Dataset excerpt:
_ _ _ _ _ _ _

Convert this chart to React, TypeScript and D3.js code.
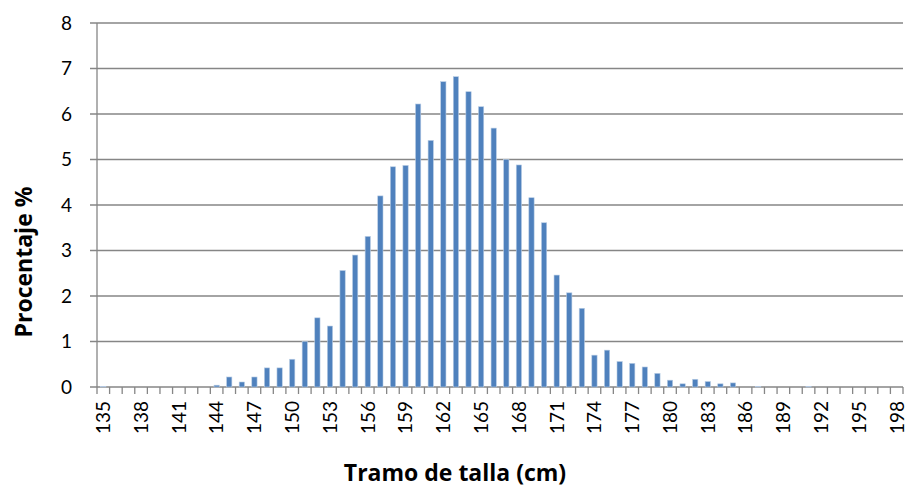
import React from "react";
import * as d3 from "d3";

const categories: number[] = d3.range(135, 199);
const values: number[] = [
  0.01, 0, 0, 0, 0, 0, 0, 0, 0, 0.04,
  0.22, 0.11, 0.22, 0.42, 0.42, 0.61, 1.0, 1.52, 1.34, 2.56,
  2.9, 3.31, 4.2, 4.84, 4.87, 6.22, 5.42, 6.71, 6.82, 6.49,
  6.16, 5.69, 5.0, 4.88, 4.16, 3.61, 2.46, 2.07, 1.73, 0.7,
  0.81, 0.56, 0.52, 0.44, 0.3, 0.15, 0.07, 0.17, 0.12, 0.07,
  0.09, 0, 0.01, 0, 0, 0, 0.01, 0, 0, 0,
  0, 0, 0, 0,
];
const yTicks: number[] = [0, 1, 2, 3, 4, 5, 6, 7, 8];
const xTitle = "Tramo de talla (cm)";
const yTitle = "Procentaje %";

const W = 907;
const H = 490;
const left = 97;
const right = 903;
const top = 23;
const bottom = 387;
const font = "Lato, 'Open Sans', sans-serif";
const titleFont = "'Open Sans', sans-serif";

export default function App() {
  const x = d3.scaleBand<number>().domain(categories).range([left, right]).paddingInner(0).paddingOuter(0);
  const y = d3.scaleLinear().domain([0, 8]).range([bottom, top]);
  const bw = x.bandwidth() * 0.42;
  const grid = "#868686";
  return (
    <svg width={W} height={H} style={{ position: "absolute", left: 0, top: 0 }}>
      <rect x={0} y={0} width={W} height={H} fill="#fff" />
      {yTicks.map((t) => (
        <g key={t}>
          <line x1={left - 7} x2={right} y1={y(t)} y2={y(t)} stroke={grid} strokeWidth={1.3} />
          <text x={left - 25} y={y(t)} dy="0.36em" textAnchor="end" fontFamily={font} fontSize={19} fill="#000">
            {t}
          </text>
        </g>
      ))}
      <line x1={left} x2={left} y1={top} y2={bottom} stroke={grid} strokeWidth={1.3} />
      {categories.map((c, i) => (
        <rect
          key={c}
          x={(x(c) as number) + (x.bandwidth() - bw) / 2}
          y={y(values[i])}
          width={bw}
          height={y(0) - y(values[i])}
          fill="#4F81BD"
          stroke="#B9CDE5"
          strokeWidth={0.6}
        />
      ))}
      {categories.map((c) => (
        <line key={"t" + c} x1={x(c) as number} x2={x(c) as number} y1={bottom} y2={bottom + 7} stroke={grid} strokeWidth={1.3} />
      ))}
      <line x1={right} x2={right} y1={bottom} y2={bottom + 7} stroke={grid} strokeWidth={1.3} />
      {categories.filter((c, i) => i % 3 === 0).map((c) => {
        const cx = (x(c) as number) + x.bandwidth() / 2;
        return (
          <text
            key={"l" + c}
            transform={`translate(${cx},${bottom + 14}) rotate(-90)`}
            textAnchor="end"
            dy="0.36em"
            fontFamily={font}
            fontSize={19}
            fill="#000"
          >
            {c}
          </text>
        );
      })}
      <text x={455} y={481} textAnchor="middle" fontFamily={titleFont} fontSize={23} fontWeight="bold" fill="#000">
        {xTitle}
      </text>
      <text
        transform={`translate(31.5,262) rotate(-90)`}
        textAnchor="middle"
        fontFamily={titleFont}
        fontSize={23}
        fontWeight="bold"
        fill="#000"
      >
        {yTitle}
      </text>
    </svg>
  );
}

_ _ _ _ _ _ _

Goal: Send back the data above word for word, with the pictures left out.

Final result:
Convert this chart to React, TypeScript and D3.js code.
import React from "react";
import * as d3 from "d3";

const categories: number[] = d3.range(135, 199);
const values: number[] = [
  0.01, 0, 0, 0, 0, 0, 0, 0, 0, 0.04,
  0.22, 0.11, 0.22, 0.42, 0.42, 0.61, 1.0, 1.52, 1.34, 2.56,
  2.9, 3.31, 4.2, 4.84, 4.87, 6.22, 5.42, 6.71, 6.82, 6.49,
  6.16, 5.69, 5.0, 4.88, 4.16, 3.61, 2.46, 2.07, 1.73, 0.7,
  0.81, 0.56, 0.52, 0.44, 0.3, 0.15, 0.07, 0.17, 0.12, 0.07,
  0.09, 0, 0.01, 0, 0, 0, 0.01, 0, 0, 0,
  0, 0, 0, 0,
];
const yTicks: number[] = [0, 1, 2, 3, 4, 5, 6, 7, 8];
const xTitle = "Tramo de talla (cm)";
const yTitle = "Procentaje %";

const W = 907;
const H = 490;
const left = 97;
const right = 903;
const top = 23;
const bottom = 387;
const font = "Lato, 'Open Sans', sans-serif";
const titleFont = "'Open Sans', sans-serif";

export default function App() {
  const x = d3.scaleBand<number>().domain(categories).range([left, right]).paddingInner(0).paddingOuter(0);
  const y = d3.scaleLinear().domain([0, 8]).range([bottom, top]);
  const bw = x.bandwidth() * 0.42;
  const grid = "#868686";
  return (
    <svg width={W} height={H} style={{ position: "absolute", left: 0, top: 0 }}>
      <rect x={0} y={0} width={W} height={H} fill="#fff" />
      {yTicks.map((t) => (
        <g key={t}>
          <line x1={left - 7} x2={right} y1={y(t)} y2={y(t)} stroke={grid} strokeWidth={1.3} />
          <text x={left - 25} y={y(t)} dy="0.36em" textAnchor="end" fontFamily={font} fontSize={19} fill="#000">
            {t}
          </text>
        </g>
      ))}
      <line x1={left} x2={left} y1={top} y2={bottom} stroke={grid} strokeWidth={1.3} />
      {categories.map((c, i) => (
        <rect
          key={c}
          x={(x(c) as number) + (x.bandwidth() - bw) / 2}
          y={y(values[i])}
          width={bw}
          height={y(0) - y(values[i])}
          fill="#4F81BD"
          stroke="#B9CDE5"
          strokeWidth={0.6}
        />
      ))}
      {categories.map((c) => (
        <line key={"t" + c} x1={x(c) as number} x2={x(c) as number} y1={bottom} y2={bottom + 7} stroke={grid} strokeWidth={1.3} />
      ))}
      <line x1={right} x2={right} y1={bottom} y2={bottom + 7} stroke={grid} strokeWidth={1.3} />
      {categories.filter((c, i) => i % 3 === 0).map((c) => {
        const cx = (x(c) as number) + x.bandwidth() / 2;
        return (
          <text
            key={"l" + c}
            transform={`translate(${cx},${bottom + 14}) rotate(-90)`}
            textAnchor="end"
            dy="0.36em"
            fontFamily={font}
            fontSize={19}
            fill="#000"
          >
            {c}
          </text>
        );
      })}
      <text x={455} y={481} textAnchor="middle" fontFamily={titleFont} fontSize={23} fontWeight="bold" fill="#000">
        {xTitle}
      </text>
      <text
        transform={`translate(31.5,262) rotate(-90)`}
        textAnchor="middle"
        fontFamily={titleFont}
        fontSize={23}
        fontWeight="bold"
        fill="#000"
      >
        {yTitle}
      </text>
    </svg>
  );
}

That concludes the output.